Calling Muslims in Britain 'isolationist' is a cover used by the Government to hide its failure to provide protection to the religious communities.

Hain should recognise, says The Muslim News Online, that even the Metropolitan Police Commissioner acknowledges that there is lack of protection in law for Muslims and this is the problem, not the Muslims' role in society. This admission was made by John Steven in comments made following the backlash against Muslims experienced in the wake of September 11.

Though it is true that there are Muslims with a very narrow interpretation of their religion and for social and cultural reasons feel and are made to feel excluded, by and large, the Muslims play an active and constructive role in British society, contributing to its richness and diversity. The pockets of isolation are in proportion to those of the Jewish community with its pockets of ultra-Orthodoxy - there is a lack of even-handedness again in this Government's attitude to citizens from the minority communities.

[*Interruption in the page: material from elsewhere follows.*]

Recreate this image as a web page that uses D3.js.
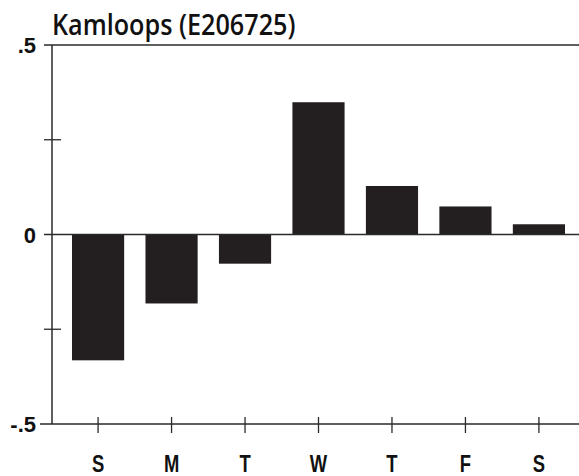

It may be, says the paper that the reason for this outburst by Hain is the poor perception of the British Government's foreign policy on Palestine, Kashmir and Afghanistan held by the Muslim community. The British Government thought it would get the backing of British Muslims on the bombing of Afghanistan. They didn't. They used Muslim parliamentarians and councillors (all Labour) to support them, but many of them later retracted saying they were misled by the Government.
Even though Muslims in Britain have not as much clout as other faith groups, they will not take Islamophobic attacks by the Government sitting down, warns The Muslim News.